Exercise task |
Output every record word for word.

Input material |
>> START

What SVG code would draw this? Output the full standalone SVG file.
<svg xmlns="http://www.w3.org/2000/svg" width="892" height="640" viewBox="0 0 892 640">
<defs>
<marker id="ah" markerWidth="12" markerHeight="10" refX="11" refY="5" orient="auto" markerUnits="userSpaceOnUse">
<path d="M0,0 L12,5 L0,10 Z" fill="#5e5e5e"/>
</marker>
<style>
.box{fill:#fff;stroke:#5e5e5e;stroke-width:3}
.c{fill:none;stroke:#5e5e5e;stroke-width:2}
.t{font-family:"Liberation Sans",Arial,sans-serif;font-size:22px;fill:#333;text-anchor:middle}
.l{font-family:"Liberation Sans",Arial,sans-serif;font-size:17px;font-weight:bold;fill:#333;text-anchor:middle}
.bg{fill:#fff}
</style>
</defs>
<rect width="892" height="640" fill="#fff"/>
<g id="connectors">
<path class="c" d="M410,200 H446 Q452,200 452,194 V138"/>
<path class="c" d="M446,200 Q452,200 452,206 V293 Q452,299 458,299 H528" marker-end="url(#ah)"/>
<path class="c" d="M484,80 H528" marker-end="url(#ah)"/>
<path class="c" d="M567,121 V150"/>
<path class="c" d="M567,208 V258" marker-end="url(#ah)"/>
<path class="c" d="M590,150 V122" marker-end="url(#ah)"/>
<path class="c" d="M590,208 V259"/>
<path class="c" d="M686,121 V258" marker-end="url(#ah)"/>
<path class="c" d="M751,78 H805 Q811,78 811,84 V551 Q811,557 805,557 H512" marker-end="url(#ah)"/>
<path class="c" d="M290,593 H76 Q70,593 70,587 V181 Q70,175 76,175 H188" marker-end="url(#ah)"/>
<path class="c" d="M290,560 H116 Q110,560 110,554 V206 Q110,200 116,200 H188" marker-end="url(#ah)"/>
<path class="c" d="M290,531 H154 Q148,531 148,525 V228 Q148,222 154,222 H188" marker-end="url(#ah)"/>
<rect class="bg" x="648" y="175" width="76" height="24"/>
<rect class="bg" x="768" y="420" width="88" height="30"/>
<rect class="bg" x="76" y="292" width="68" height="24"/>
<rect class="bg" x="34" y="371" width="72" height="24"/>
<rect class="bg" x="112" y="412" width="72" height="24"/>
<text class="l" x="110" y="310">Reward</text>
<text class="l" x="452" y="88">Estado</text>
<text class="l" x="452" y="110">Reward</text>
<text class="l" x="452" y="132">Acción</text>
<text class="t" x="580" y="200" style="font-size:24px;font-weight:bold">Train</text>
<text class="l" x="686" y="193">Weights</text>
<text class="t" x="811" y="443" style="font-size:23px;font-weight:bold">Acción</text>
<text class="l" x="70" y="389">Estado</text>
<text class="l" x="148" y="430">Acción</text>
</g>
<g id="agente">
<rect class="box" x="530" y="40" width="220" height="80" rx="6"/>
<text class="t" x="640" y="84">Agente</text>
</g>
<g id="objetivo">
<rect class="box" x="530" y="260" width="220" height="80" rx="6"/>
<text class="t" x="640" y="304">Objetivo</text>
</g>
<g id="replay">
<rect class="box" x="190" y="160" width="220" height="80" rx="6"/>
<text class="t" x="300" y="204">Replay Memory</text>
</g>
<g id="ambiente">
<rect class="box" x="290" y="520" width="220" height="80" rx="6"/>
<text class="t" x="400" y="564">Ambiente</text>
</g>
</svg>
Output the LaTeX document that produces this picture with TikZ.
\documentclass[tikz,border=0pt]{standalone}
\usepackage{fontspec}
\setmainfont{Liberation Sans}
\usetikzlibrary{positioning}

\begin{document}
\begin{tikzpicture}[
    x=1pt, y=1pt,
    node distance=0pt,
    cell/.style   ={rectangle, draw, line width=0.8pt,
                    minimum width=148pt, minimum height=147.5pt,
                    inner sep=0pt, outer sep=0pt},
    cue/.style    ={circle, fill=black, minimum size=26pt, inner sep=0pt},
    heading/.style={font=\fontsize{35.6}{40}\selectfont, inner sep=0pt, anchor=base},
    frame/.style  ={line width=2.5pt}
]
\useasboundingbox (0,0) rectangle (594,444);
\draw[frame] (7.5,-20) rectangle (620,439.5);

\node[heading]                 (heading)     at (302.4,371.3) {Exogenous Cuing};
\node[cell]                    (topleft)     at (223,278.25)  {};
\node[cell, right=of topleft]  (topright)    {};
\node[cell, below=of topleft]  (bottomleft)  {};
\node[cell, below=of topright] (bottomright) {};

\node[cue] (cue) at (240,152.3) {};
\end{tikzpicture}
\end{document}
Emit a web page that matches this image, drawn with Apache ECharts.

>> END

Output for this exercise |
What SVG code would draw this? Output the full standalone SVG file.
<svg xmlns="http://www.w3.org/2000/svg" width="892" height="640" viewBox="0 0 892 640">
<defs>
<marker id="ah" markerWidth="12" markerHeight="10" refX="11" refY="5" orient="auto" markerUnits="userSpaceOnUse">
<path d="M0,0 L12,5 L0,10 Z" fill="#5e5e5e"/>
</marker>
<style>
.box{fill:#fff;stroke:#5e5e5e;stroke-width:3}
.c{fill:none;stroke:#5e5e5e;stroke-width:2}
.t{font-family:"Liberation Sans",Arial,sans-serif;font-size:22px;fill:#333;text-anchor:middle}
.l{font-family:"Liberation Sans",Arial,sans-serif;font-size:17px;font-weight:bold;fill:#333;text-anchor:middle}
.bg{fill:#fff}
</style>
</defs>
<rect width="892" height="640" fill="#fff"/>
<g id="connectors">
<path class="c" d="M410,200 H446 Q452,200 452,194 V138"/>
<path class="c" d="M446,200 Q452,200 452,206 V293 Q452,299 458,299 H528" marker-end="url(#ah)"/>
<path class="c" d="M484,80 H528" marker-end="url(#ah)"/>
<path class="c" d="M567,121 V150"/>
<path class="c" d="M567,208 V258" marker-end="url(#ah)"/>
<path class="c" d="M590,150 V122" marker-end="url(#ah)"/>
<path class="c" d="M590,208 V259"/>
<path class="c" d="M686,121 V258" marker-end="url(#ah)"/>
<path class="c" d="M751,78 H805 Q811,78 811,84 V551 Q811,557 805,557 H512" marker-end="url(#ah)"/>
<path class="c" d="M290,593 H76 Q70,593 70,587 V181 Q70,175 76,175 H188" marker-end="url(#ah)"/>
<path class="c" d="M290,560 H116 Q110,560 110,554 V206 Q110,200 116,200 H188" marker-end="url(#ah)"/>
<path class="c" d="M290,531 H154 Q148,531 148,525 V228 Q148,222 154,222 H188" marker-end="url(#ah)"/>
<rect class="bg" x="648" y="175" width="76" height="24"/>
<rect class="bg" x="768" y="420" width="88" height="30"/>
<rect class="bg" x="76" y="292" width="68" height="24"/>
<rect class="bg" x="34" y="371" width="72" height="24"/>
<rect class="bg" x="112" y="412" width="72" height="24"/>
<text class="l" x="110" y="310">Reward</text>
<text class="l" x="452" y="88">Estado</text>
<text class="l" x="452" y="110">Reward</text>
<text class="l" x="452" y="132">Acción</text>
<text class="t" x="580" y="200" style="font-size:24px;font-weight:bold">Train</text>
<text class="l" x="686" y="193">Weights</text>
<text class="t" x="811" y="443" style="font-size:23px;font-weight:bold">Acción</text>
<text class="l" x="70" y="389">Estado</text>
<text class="l" x="148" y="430">Acción</text>
</g>
<g id="agente">
<rect class="box" x="530" y="40" width="220" height="80" rx="6"/>
<text class="t" x="640" y="84">Agente</text>
</g>
<g id="objetivo">
<rect class="box" x="530" y="260" width="220" height="80" rx="6"/>
<text class="t" x="640" y="304">Objetivo</text>
</g>
<g id="replay">
<rect class="box" x="190" y="160" width="220" height="80" rx="6"/>
<text class="t" x="300" y="204">Replay Memory</text>
</g>
<g id="ambiente">
<rect class="box" x="290" y="520" width="220" height="80" rx="6"/>
<text class="t" x="400" y="564">Ambiente</text>
</g>
</svg>
Output the LaTeX document that produces this picture with TikZ.
\documentclass[tikz,border=0pt]{standalone}
\usepackage{fontspec}
\setmainfont{Liberation Sans}
\usetikzlibrary{positioning}

\begin{document}
\begin{tikzpicture}[
    x=1pt, y=1pt,
    node distance=0pt,
    cell/.style   ={rectangle, draw, line width=0.8pt,
                    minimum width=148pt, minimum height=147.5pt,
                    inner sep=0pt, outer sep=0pt},
    cue/.style    ={circle, fill=black, minimum size=26pt, inner sep=0pt},
    heading/.style={font=\fontsize{35.6}{40}\selectfont, inner sep=0pt, anchor=base},
    frame/.style  ={line width=2.5pt}
]
\useasboundingbox (0,0) rectangle (594,444);
\draw[frame] (7.5,-20) rectangle (620,439.5);

\node[heading]                 (heading)     at (302.4,371.3) {Exogenous Cuing};
\node[cell]                    (topleft)     at (223,278.25)  {};
\node[cell, right=of topleft]  (topright)    {};
\node[cell, below=of topleft]  (bottomleft)  {};
\node[cell, below=of topright] (bottomright) {};

\node[cue] (cue) at (240,152.3) {};
\end{tikzpicture}
\end{document}
Emit a web page that matches this image, drawn with Apache ECharts.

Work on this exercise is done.